The C++ coded Output:
Now is the time for all good men.....
Tm93IGlzIHRoZSB0aW1lIGZvciBhbGwgZ29vZCBtZW4uLi4uLg==
Now is the time for all good men.....

The play-by-play:

  1. 'A'..'Z','a'..'z','0'..'9','+/'=>b64;. Valid characters for Base64 are are upper-case alpha; lower-case alpha; the numerals; and the + and / characters. Glee produces the continguous character sequences using its ranging operator ..(e.g. 'A'..'Z','a'..'z','0'..'9'). We save these in b64.

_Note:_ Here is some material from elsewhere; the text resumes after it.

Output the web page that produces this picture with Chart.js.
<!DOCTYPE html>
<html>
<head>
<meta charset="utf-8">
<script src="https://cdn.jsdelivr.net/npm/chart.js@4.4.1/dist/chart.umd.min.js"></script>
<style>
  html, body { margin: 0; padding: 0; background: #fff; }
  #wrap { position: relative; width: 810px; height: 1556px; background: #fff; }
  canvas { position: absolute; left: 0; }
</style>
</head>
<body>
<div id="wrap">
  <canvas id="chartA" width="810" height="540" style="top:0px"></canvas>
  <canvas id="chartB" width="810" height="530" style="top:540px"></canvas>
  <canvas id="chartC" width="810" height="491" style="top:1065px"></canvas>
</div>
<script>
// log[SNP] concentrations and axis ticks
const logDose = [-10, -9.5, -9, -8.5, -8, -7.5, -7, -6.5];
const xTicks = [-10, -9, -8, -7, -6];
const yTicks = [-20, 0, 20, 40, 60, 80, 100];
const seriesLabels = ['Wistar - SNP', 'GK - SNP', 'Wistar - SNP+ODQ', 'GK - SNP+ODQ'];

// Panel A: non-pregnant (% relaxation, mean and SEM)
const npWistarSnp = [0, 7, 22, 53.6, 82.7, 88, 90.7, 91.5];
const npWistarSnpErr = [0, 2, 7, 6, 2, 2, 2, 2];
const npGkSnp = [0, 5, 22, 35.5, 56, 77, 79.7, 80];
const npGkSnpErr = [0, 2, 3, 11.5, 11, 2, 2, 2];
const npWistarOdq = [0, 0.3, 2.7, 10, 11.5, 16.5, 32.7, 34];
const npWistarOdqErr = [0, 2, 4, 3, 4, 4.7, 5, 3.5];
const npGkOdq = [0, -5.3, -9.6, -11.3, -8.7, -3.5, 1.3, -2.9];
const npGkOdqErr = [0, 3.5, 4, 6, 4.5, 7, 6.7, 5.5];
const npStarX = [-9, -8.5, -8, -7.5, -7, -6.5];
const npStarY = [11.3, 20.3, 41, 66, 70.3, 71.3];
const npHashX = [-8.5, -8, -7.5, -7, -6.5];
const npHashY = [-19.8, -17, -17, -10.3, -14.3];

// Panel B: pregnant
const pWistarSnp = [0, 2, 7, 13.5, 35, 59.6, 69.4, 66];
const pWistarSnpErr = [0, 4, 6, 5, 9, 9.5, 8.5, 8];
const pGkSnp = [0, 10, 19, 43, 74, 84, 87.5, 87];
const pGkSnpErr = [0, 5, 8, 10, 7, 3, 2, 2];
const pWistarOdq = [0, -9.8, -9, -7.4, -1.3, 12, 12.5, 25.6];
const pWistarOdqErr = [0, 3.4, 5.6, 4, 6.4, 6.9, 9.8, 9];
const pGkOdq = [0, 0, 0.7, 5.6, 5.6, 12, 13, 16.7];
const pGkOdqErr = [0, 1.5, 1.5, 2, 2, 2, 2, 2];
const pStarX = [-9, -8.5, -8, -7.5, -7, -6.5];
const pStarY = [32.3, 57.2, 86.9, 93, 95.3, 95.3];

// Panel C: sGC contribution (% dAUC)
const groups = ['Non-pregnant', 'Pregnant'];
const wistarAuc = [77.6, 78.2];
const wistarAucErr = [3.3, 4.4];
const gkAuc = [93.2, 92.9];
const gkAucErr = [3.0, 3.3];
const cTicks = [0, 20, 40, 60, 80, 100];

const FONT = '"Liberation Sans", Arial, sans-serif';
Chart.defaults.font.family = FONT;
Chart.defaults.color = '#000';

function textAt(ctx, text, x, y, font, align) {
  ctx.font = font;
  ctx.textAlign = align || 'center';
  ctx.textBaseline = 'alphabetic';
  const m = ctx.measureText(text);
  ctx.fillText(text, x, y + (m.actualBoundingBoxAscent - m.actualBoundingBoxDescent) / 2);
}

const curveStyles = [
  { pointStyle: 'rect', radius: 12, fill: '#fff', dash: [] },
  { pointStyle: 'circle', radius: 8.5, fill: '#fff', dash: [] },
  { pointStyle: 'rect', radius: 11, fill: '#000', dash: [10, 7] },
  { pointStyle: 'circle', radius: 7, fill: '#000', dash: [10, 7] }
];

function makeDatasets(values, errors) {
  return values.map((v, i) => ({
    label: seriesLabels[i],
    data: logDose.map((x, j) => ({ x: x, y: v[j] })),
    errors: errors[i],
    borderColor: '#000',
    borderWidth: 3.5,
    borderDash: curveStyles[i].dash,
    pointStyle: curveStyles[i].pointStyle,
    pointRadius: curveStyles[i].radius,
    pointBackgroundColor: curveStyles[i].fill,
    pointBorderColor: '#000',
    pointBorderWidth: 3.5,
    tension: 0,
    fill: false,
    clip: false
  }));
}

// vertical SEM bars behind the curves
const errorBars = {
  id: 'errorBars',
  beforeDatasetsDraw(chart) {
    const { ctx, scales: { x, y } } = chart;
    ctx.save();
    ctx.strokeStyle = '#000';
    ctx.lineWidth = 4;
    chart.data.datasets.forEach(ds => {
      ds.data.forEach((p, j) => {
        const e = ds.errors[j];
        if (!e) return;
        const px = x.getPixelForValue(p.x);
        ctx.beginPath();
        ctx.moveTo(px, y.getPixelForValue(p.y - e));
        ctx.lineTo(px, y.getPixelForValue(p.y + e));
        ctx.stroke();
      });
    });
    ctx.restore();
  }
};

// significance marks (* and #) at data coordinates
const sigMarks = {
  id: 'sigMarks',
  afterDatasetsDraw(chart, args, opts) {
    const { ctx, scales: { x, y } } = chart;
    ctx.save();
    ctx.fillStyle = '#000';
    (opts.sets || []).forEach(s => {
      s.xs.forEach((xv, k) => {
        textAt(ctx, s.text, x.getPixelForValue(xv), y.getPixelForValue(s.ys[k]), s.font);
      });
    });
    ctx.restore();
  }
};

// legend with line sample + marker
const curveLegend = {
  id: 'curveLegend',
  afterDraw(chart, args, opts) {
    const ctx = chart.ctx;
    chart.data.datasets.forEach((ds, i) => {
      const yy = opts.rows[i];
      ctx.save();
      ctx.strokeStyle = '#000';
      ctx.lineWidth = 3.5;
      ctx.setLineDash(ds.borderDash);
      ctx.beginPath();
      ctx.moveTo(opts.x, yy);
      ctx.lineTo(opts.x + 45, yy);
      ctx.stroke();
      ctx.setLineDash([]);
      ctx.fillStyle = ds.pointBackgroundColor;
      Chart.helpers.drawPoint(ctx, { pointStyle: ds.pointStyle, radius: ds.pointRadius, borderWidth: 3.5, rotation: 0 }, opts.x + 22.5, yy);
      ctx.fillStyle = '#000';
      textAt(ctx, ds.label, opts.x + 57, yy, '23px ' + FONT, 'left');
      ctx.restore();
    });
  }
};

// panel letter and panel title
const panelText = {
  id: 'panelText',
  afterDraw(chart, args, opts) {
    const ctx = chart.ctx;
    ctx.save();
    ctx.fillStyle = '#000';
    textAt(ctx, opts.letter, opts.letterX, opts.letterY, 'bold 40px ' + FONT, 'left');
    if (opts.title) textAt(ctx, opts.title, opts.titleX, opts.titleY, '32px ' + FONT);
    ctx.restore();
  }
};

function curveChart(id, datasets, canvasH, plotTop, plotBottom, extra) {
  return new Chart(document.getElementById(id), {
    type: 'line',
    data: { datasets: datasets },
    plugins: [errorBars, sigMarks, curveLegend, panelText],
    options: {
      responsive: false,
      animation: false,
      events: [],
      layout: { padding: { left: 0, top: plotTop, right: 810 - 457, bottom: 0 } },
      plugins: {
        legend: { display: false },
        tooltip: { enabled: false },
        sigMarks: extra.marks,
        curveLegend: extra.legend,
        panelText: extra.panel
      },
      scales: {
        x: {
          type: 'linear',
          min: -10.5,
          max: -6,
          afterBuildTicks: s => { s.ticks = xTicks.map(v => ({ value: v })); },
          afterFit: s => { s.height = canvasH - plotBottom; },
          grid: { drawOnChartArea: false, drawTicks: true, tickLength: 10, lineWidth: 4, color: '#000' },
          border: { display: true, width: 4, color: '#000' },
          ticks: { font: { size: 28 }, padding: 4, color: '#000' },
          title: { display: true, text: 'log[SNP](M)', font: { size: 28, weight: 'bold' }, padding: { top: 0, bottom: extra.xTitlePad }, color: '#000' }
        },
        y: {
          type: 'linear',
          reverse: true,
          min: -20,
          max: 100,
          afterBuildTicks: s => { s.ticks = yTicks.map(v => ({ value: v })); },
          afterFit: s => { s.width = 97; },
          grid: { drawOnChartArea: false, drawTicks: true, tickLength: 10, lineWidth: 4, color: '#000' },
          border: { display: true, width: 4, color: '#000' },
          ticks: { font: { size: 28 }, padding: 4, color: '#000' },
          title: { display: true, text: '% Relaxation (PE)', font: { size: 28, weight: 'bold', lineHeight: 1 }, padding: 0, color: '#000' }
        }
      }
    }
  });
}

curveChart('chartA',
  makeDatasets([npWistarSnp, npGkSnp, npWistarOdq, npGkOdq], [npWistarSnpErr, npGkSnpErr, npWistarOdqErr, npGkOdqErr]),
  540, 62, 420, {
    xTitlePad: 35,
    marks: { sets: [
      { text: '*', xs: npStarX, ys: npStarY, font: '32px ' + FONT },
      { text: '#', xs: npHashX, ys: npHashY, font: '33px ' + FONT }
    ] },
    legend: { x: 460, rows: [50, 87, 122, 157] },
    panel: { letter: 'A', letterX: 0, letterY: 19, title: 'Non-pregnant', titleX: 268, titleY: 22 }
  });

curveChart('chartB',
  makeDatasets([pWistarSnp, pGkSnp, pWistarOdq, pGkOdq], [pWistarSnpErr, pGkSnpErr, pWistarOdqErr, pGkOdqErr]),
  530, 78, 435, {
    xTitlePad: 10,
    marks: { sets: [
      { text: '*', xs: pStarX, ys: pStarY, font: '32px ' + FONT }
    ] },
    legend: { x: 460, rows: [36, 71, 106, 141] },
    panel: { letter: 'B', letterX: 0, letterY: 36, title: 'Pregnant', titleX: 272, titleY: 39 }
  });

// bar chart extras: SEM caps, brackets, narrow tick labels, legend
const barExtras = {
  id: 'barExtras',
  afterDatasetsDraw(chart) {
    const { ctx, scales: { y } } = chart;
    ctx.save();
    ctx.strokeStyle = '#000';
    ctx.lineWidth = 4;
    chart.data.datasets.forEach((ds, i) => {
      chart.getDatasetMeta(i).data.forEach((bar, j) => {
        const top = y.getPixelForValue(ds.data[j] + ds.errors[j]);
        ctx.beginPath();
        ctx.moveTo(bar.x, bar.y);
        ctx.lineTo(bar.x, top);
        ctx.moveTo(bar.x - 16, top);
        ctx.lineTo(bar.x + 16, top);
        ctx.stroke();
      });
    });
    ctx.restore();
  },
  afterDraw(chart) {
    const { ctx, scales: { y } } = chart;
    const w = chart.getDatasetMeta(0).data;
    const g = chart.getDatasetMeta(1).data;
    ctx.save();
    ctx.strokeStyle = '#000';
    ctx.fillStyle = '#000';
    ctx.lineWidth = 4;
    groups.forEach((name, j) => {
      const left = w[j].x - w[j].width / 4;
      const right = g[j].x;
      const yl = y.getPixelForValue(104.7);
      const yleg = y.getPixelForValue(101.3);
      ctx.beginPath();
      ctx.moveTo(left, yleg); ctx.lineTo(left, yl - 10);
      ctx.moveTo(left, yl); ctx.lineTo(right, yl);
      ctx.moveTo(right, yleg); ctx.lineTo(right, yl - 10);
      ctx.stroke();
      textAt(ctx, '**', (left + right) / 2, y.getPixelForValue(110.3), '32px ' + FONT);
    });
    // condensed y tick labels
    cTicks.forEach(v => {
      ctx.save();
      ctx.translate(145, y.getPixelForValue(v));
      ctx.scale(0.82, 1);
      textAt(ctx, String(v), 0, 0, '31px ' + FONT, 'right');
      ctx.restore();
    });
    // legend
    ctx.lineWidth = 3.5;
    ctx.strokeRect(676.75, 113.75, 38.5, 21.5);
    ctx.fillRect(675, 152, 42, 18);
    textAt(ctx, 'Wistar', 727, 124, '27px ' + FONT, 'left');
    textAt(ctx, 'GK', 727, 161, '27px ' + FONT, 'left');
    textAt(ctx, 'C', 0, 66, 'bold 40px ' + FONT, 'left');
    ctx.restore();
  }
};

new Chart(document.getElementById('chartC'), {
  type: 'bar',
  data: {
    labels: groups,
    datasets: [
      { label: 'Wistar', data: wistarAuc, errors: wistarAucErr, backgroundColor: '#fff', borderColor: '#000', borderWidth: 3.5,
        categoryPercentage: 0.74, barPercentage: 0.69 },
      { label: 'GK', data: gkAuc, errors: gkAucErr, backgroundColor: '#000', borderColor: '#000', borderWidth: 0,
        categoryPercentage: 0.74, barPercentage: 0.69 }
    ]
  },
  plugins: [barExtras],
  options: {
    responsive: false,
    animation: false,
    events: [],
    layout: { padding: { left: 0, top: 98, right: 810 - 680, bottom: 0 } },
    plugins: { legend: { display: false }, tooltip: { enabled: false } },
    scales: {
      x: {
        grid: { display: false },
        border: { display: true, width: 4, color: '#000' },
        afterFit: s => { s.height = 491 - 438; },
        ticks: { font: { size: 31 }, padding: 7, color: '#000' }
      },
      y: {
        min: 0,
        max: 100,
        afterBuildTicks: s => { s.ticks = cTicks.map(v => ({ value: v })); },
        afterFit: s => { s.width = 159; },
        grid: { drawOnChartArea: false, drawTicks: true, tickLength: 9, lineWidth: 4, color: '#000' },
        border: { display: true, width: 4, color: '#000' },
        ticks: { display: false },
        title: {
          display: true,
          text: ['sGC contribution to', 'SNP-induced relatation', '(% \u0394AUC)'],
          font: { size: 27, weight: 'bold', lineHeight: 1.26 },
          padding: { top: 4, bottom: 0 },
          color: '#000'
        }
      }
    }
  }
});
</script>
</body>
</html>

  2. 'EncB64'#pgm{b64[t\(t# ` %3*=0)#asc %>256< %<64@& ->4< +1],('='%%4)<-*(t# %/3) };. The encode function indexes into the b64 character string. Building up the index is the essence of the operation. The technique is explained in the following steps
  3. (t# @= ` %3*=0): t# counts the characters in the text . ` generates a numeric index vector (i.e. 1 2 3 ... up to t#); %3 does the modulo producing 1 2 0 1 2 0 ... .*=0 Marking where the zeros are gives us a bit vector we can use to segment the text t \(bit vector ). This breaks our text into a sequence of three character strings. #asc operates on the elements of the sequence in the string converting the characters to numeric form. %> 256 then converts these three-number vectors into a single number base 256. This result is a sequence. %<64@& ->4< +1 represents the numbers in base 64 producing a sequence of 4 element numeric vectors which we disclose. The result is in origin 0 and we get the desired origin 1 by adding 1. b64[numeric index vector] gives us the character string we're looking for.

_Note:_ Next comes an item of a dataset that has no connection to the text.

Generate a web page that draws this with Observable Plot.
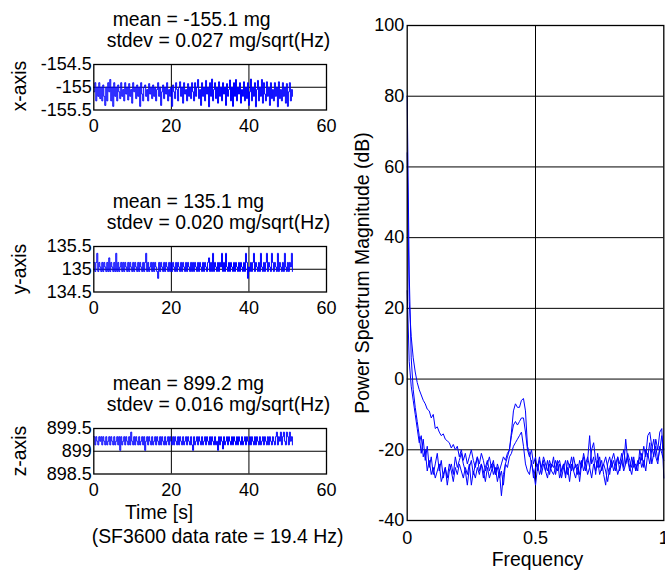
<!DOCTYPE html>
<html><head><meta charset="utf-8">
<script src="https://cdn.jsdelivr.net/npm/d3@7"></script>
<script src="https://cdn.jsdelivr.net/npm/@observablehq/plot@0.6"></script>
<style>
html,body{margin:0;padding:0;background:#fff;overflow:hidden}
#fig{position:relative;width:665px;height:573px;overflow:hidden;font-family:"Liberation Sans",Arial,sans-serif;color:#000;background:#fff}
.lbl{position:absolute;white-space:pre;font-size:19.4px;line-height:1}
.rot{position:absolute;white-space:pre;font-size:19.4px;line-height:1;transform:translate(-50%,-50%) rotate(-90deg)}
.pl{position:absolute}
</style></head><body><div id="fig"></div>
<script>
// ---------- data ----------
const titles = [
  ["mean = -155.1 mg", "stdev = 0.027 mg/sqrt(Hz)"],
  ["mean = 135.1 mg", "stdev = 0.020 mg/sqrt(Hz)"],
  ["mean = 899.2 mg", "stdev = 0.016 mg/sqrt(Hz)"]
];
const axisNames = ["x-axis", "y-axis", "z-axis"];
const timeTicks = [0, 20, 40, 60];
const xTicks = [-155.5, -155, -154.5];
const yTicks = [134.5, 135, 135.5];
const zTicks = [898.5, 899, 899.5];
const freqTicks = [0, 0.5, 1];
const dbTicks = [-40, -20, 0, 20, 40, 60, 80, 100];
const timeStep = 0.2573; // s between plotted samples
const freqStep = 1 / 128;

const xSeries = [
-155.1,-154.9,-155.3,-155.0,-155.2,-154.9,-155.25,-155.0,-155.3,-154.95,-155.2,-155.4,-155.0,-155.3,-154.9,-155.1,-154.83,-155.3,-155.0,-155.42,
-154.9,-155.2,-155.0,-155.3,-154.95,-155.1,-155.25,-154.9,-155.2,-155.05,-155.3,-154.9,-155.15,-155.0,-155.28,-154.92,-155.2,-155.05,-155.35,-154.9,
-155.1,-155.0,-155.25,-154.95,-155.2,-155.0,-155.42,-154.9,-155.15,-155.3,-155.0,-154.95,-155.2,-155.05,-155.3,-154.92,-155.15,-155.0,-155.25,-154.95,
-155.2,-155.0,-155.3,-155.05,-154.9,-155.2,-155.0,-155.4,-155.1,-154.95,-155.25,-155.0,-155.15,-154.9,-155.3,-155.05,-155.2,-155.0,-155.42,-154.95,
-155.1,-155.25,-154.9,-155.05,-155.3,-155.0,-154.88,-155.2,-155.0,-155.35,-154.9,-155.15,-155.05,-155.3,-154.92,-155.2,-155.0,-155.25,-154.9,-155.1,
-155.3,-154.9,-155.2,-155.0,-154.83,-155.25,-155.05,-155.4,-154.9,-155.2,-155.0,-155.3,-154.85,-155.15,-155.0,-155.43,-154.9,-155.2,-154.82,-155.3,
-155.05,-154.9,-155.25,-155.0,-155.35,-154.88,-155.2,-155.0,-155.3,-154.9,-155.15,-155.0,-155.4,-154.92,-155.2,-155.05,-154.84,-155.3,-155.0,-155.42,
-154.9,-155.2,-154.83,-155.3,-155.0,-155.15,-154.9,-155.35,-155.05,-155.2,-154.88,-155.3,-155.0,-155.25,-154.9,-155.4,-155.1,-154.82,-155.3,-155.0,
-155.2,-154.9,-155.43,-155.05,-154.85,-155.3,-155.0,-155.2,-154.83,-155.35,-154.9,-155.15,-155.3,-154.88,-155.2,-155.0,-155.4,-154.9,-155.25,-155.05,
-155.3,-154.9,-155.2,-155.0,-155.43,-154.88,-155.25,-155.05,-155.3,-154.9,-155.2,-155.0,-155.35,-154.92,-155.42,-155.1,-154.9,-155.3,-155.05,-155.2
];
const ySeries = [
135.15,134.95,135.15,135.35,134.95,135.15,135.05,134.95,135.15,134.95,135.15,135.05,134.95,135.15,134.95,135.25,134.95,135.15,135.05,134.95,
135.15,134.95,135.35,134.95,135.15,134.95,135.05,135.15,134.95,135.15,134.95,135.15,135.05,134.95,135.15,134.95,135.15,135.05,134.95,135.15,
134.95,135.15,135.05,134.95,135.15,134.95,135.15,135.05,134.95,135.15,134.95,135.15,135.35,134.95,135.15,134.95,135.05,135.15,134.95,135.15,
134.95,135.15,135.05,134.95,134.8,135.15,134.95,135.15,135.05,134.95,135.15,134.95,135.15,135.05,134.95,135.15,134.95,135.15,134.95,135.15,
135.05,134.95,135.15,134.95,135.15,135.05,134.95,135.15,134.95,135.15,135.05,134.95,135.15,134.95,135.15,135.05,134.95,135.15,134.95,135.15,
134.95,135.15,135.05,134.95,135.15,134.95,135.15,135.05,134.95,135.15,134.95,135.15,135.05,134.95,135.15,135.25,134.95,135.15,134.95,135.35,
134.95,135.15,135.05,134.95,135.15,134.95,135.15,135.05,135.35,134.95,135.15,134.95,135.35,135.05,134.95,135.15,134.95,135.15,135.05,134.95,
135.15,134.95,135.15,135.05,134.95,135.15,134.95,135.15,135.05,134.95,135.15,134.95,135.35,135.15,134.8,135.05,134.95,135.15,134.95,135.15,
135.35,134.95,135.15,135.05,134.95,135.15,134.95,135.35,135.05,134.95,135.15,134.95,135.15,135.35,134.95,135.15,135.05,134.95,135.35,135.15,
134.95,135.15,135.05,134.95,135.35,134.95,135.15,135.05,134.95,135.15,134.95,135.35,135.05,134.95,135.15,134.95,135.15,135.05,135.35,134.95
];
const zSeries = [
899.32,899.14,899.32,899.22,899.14,899.32,899.22,899.32,899.14,899.32,899.22,899.14,899.32,899.14,899.22,899.32,899.14,899.32,899.22,899.14,
899.32,899.14,899.22,899.32,899.14,899.32,899.02,899.32,899.14,899.22,899.32,899.14,899.32,899.22,899.14,899.32,899.14,899.42,899.22,899.14,
899.32,899.14,899.32,899.22,899.14,899.32,899.14,899.22,899.32,899.14,899.32,899.02,899.22,899.32,899.14,899.32,899.22,899.14,899.32,899.14,
899.22,899.32,899.14,899.32,899.22,899.14,899.32,899.14,899.32,899.22,899.14,899.32,899.14,899.22,899.32,899.14,899.32,899.22,899.14,899.32,
899.14,899.32,899.22,899.14,899.32,899.14,899.32,899.22,899.14,899.32,899.14,899.22,899.32,899.14,899.32,899.22,899.14,899.32,899.14,899.02,
899.32,899.14,899.22,899.32,899.14,899.32,899.22,899.14,899.32,899.14,899.22,899.32,899.14,899.32,899.22,899.14,899.32,899.14,899.32,899.22,
899.14,899.32,899.14,899.22,899.02,899.32,899.14,899.32,899.22,899.05,899.32,899.14,899.22,899.32,899.14,899.32,899.22,899.14,899.32,899.14,
899.32,899.22,899.14,899.32,899.14,899.32,899.22,899.14,899.32,899.14,899.22,899.32,899.14,899.32,899.22,899.14,899.32,899.14,899.32,899.22,
899.14,899.32,899.14,899.32,899.22,899.14,899.32,899.14,899.22,899.32,899.14,899.32,899.22,899.14,899.32,899.14,899.32,899.22,899.14,899.32,
899.22,899.14,899.32,899.42,899.14,899.32,899.22,899.42,899.14,899.32,899.42,899.22,899.14,899.42,899.32,899.14,899.42,899.22,899.32,899.14
];
const psdA = [
80,30,6,-3,-8,-12,-16,-21,-17,-23,-19,-25,-22,-27,-24,-21,-26,-23,-28,-25,
-30,-26,-24,-27,-22,-25,-23,-21,-24,-26,-30,-25,-23,-27,-24,-22,-26,-24,-28,-25,
-23,-26,-24,-27,-25,-29,-26,-33,-27,-24,-22,-20,-15,-9,-7,-8,-8,-6,-5.5,-9,
-19,-21,-24,-26,-30,-25,-22,-27,-24,-26,-23,-27,-24,-25,-23,-26,-24,-28,-25,-23,
-27,-24,-26,-22,-25,-24,-29,-24,-22,-26,-23,-16,-24,-22,-27,-21,-25,-23,-27,-30,
-24,-22,-25,-23,-26,-22,-24,-21,-25,-17,-23,-26,-22,-25,-24,-26,-20,-23,-19,-22,
-16,-15,-19,-22,-17,-20,-15,-14,-28
];
const psdB = [
64,22,12,6,2,-1,-3,-4.5,-6,-7,-8.5,-9,-11,-10,-14,-13.5,-15,-16,-15.5,-17,
-17.5,-18,-19.5,-18.5,-20,-19,-22,-20,-23,-21,-24,-22,-20,-23,-25,-22,-24,-21,-23,-26,
-24,-22,-25,-23,-27,-24,-26,-24,-22,-23,-21,-20,-16,-13,-12,-13,-12,-11,-11,-15,
-20,-22,-20,-24,-22,-26,-23,-25,-22,-24,-26,-23,-25,-22,-27,-24,-23,-26,-24,-28,
-23,-25,-22,-26,-24,-27,-23,-25,-21,-24,-22,-25,-20,-18,-23,-25,-22,-26,-24,-22,
-25,-27,-23,-21,-24,-22,-26,-23,-20,-24,-21,-23,-25,-22,-26,-23,-24,-21,-25,-20,
-22,-18,-24,-21,-19,-23,-20,-16,-20
];
const psdC = [
25,5,-2,-6,-10,-14,-18,-16,-22,-20,-26,-23,-27,-25,-28,-26,-24,-29,-27,-25,
-28,-24,-26,-29,-25,-27,-24,-26,-28,-25,-27,-24,-30,-26,-28,-25,-27,-24,-26,-29,
-25,-28,-26,-24,-27,-25,-28,-26,-30,-24,-25,-22,-21,-19,-18,-17,-16,-15,-19,-24,
-26,-27,-23,-28,-25,-24,-27,-25,-23,-26,-28,-24,-26,-27,-25,-23,-28,-26,-24,-27,
-25,-29,-24,-26,-28,-25,-27,-23,-26,-24,-27,-25,-28,-24,-26,-23,-27,-25,-24,-26,
-29,-25,-23,-26,-24,-27,-25,-23,-26,-24,-22,-25,-27,-23,-26,-24,-22,-25,-23,-26,
-21,-24,-20,-17,-22,-24,-19,-21,-23
];

// ---------- layout ----------
const FONT = '"Liberation Sans", Arial, sans-serif';
const fig = document.getElementById("fig");
const BLUE = "#0000ff";
const fmt = d => String(d);

function addText(cls, txt, css) {
  const d = document.createElement("div");
  d.className = cls;
  d.textContent = txt;
  Object.assign(d.style, css);
  fig.appendChild(d);
}

function small(frameTop, values, ticksY, idx) {
  const mt = 20, mb = 34, fh = 45.5;
  const data = values.map((v, i) => ({t: i * timeStep, v}));
  const p = Plot.plot({
    width: 340, height: fh + mt + mb,
    marginLeft: 93.3, marginRight: 14, marginTop: mt, marginBottom: mb,
    x: {domain: [0, 60]},
    y: {domain: [ticksY[0], ticksY[2]]},
    style: {overflow: "visible", background: "transparent", fontFamily: FONT, fontSize: "18px", color: "#000"},
    marks: [
      Plot.ruleX([timeTicks[1], timeTicks[2]], {stroke: "#000", strokeWidth: 1}),
      Plot.ruleY([ticksY[1]], {stroke: "#000", strokeWidth: 1}),
      Plot.line(data, {x: "t", y: "v", stroke: BLUE, strokeWidth: 1, curve: "step-after"}),
      Plot.frame({stroke: "#000", strokeWidth: 1.3}),
      Plot.axisX({ticks: timeTicks, tickSize: 0, tickPadding: 9.5, fontSize: 18, tickFormat: fmt, label: null}),
      Plot.axisY({ticks: ticksY, tickSize: 0, tickPadding: 2, fontSize: 18, tickFormat: fmt, label: null})
    ]
  });
  p.classList.add("pl");
  p.style.left = "0px";
  p.style.top = (frameTop - mt) + "px";
  fig.appendChild(p);
  addText("lbl", titles[idx][0], {left: "112.7px", top: (frameTop - 37.5 - 16.4) + "px"});
  addText("lbl", titles[idx][1], {left: "106.7px", top: (frameTop - 16.6 - 16.4) + "px"});
  addText("rot", axisNames[idx], {left: "20px", top: (frameTop + fh / 2) + "px"});
}

small(63.5, xSeries, xTicks, 0);
small(245.8, ySeries, yTicks, 1);
small(428, zSeries, zTicks, 2);

addText("lbl", "Time [s]", {left: "125px", top: (519 - 16.4) + "px"});
addText("lbl", "(SF3600 data rate = 19.4 Hz)", {left: "91.7px", top: (543 - 16.4) + "px"});

// spectrum
const spec = [];
[psdA, psdB, psdC].forEach((arr, k) => arr.forEach((v, i) => spec.push({f: i * freqStep, db: v, s: k})));
const big = Plot.plot({
  width: 325, height: 573,
  marginLeft: 66.7, marginRight: 1.7, marginTop: 25, marginBottom: 53,
  x: {domain: [0, 1]},
  y: {domain: [-40, 100]},
  style: {overflow: "visible", background: "transparent", fontFamily: FONT, fontSize: "18px", color: "#000"},
  marks: [
    Plot.ruleX([freqTicks[1]], {stroke: "#000", strokeWidth: 1}),
    Plot.ruleY(dbTicks.slice(1, -1), {stroke: "#000", strokeWidth: 1}),
    Plot.line(spec, {x: "f", y: "db", z: "s", stroke: BLUE, strokeWidth: 1}),
    Plot.frame({stroke: "#000", strokeWidth: 1.3}),
    Plot.axisX({ticks: freqTicks, tickSize: 0, tickPadding: 10.5, fontSize: 18, tickFormat: fmt, label: null}),
    Plot.axisY({ticks: dbTicks, tickSize: 0, tickPadding: 3, fontSize: 18, tickFormat: fmt, label: null})
  ]
});
big.classList.add("pl");
big.style.left = "340px";
big.style.top = "0px";
fig.appendChild(big);

addText("lbl", "Frequency", {left: "537.5px", top: (566 - 16.4) + "px", transform: "translateX(-50%)"});
addText("rot", "Power Spectrum Magnitude (dB)", {left: "362.5px", top: "272.5px"});
</script></body></html>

  4. ,('=')<-*(t# %/3) pads strings which are not exact multiples of 3 with the = character. ,'='<-* 3) catenates up to 2 ='s onto the string for padding. t# %/3 counts the string characters and rounds up to the next multiple of 3. string <-* number takes the proper number of characters from the front of the string dragging on the necessary number of = pad characters from the back.
  5. 'DecB64'#pgm{t&&b64=>t;b64 @== `t-1\(t# ` %4*=0)%>64%<256@& ->3< #asc}. This is the decoding program.
  6. It filters "t" t&&b64=>t; to include only B64 characters. Sometimes spaces and linefeeds are added to the text in transmittal and this removes them.
  7. b64 @== `t-1 finds each character in the B64 list and returns its index. Notice we must do this in exact mode (@== `) because B64 contains upper and lower case characters. This is the left argument to the segmentation operator ( \ .
  8. We form the right argument (t# ` %4*=0) by generating a bit vector with ones at the slicing points. This is done using the same technique employed in encoding ... only this time we are slicing by 4 characters rather than three.
  9. %>64%<256@& ->3< #asc. Once sliced we convert the 4 digit vectors to base 64 and then represent them in base 256. We assure that each set contains three digits@& ->3; disclose to obtain a numeric vector from our sequence; and convert back to ascii.< #asc.

This completes the example. To better understand these operators and other things you can do with them, consult the operator pages according to the type of data you see being operated on.